I have run the same sample through STARSolo, and here is what you may find obstructive when using the Velocyto output from STARSolo. If you'd like to extend the UMI threshold lower like I do, you will find the lowermost rows are discretized. This makes DropletQC's density estimation algorithm generate a lot of ripples and become trapped at a local minimum.
In trying to fix the issue (github), I discovered a pretty neat relationship.
You see, in the scatter plots, there seems to be a curve that can delineate the two groups, from upper left to lower right. Fortunately, when I switch the plot to log-log axes, it becomes clear that a slanted line runs through the gap between the two.
By fixing the slope to -1, I can write this linear formula
log(y) = -log(x) + intercept
which rearranges to
xy = constant.
And since x, the nuclear fraction, equals Unspliced count over UMI count, and y is the UMI count, we find the gap line can be expressed simply as
Unspliced = constant.
And so, we can plot log(Unspliced count) to log(UMI count), and get a vertical gap instead.
This suggests that our empty droplets can be delineated by a threshold on the unspliced count. Isn't that neat? I hope we can continue to find more cases where this holds.
But one caveat. If you work from CellRanger bam tags, there's a chance that this won't hold. In DropletQC's nuclear_fraction_tags and nuclear_fraction_annotation functions, they forgot to account for duplicated molecules, so the nuclear fraction calculated is based on all the reads, not Unique Molecular counts. I believe this has to be fixed, for a UMI-UMI plot makes more sense than if one side is not UMI. I'm also showing the upper bound of Unspliced counts for each UMI level on the previous plot and the next, which is exceeded in the next one because it uses the number of sequencing reads rather than unique molecular counts. (For this I have to multiply nuclear fractions by read counts from molecule_info.h5, which has removed some reads from resolving UMI clashes; thus the recovered unspliced counts are hardly whole numbers.)
Update
The unspliced threshold isn't necessarily constant, or a vertical line. For example, in the 10X13_4 sample (E14.5 mouse dorsal forebrain, La Manno et al. 2021), a slope-2 line fits through the gap.

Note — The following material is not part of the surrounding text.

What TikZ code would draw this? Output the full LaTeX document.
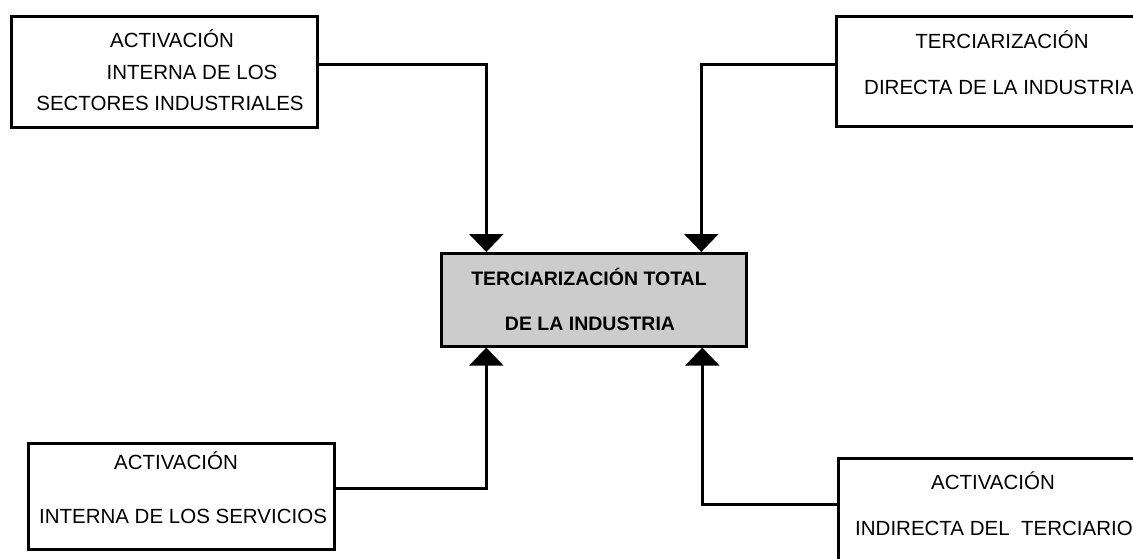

Here is a code snippet that makes the plot from a list of Velocyto matrices.
library(Matrix)
DropletQC <- function(velocyto, lower = 30, count.ambiguous = TRUE) {
## velocyto: list(spliced, unspliced, ambiguous)
umi.table <- sapply(velocyto, colSums)
umi.count <- rowSums(umi.table)
unspliced <- umi.table[, 2] + if (count.ambiguous) umi.table[, 3] else 0
cbind(unspliced, umi.count)[umi.count > lower, ]
}
## usage
x <- DropletQC(vel.list)
plot(x, log = "xy")
abline(a = 0, b = 1)
Say you find a line that goes through the gap,
y = bx - a
Then the passing condition is
Unspliced^b > UMI * 10^a.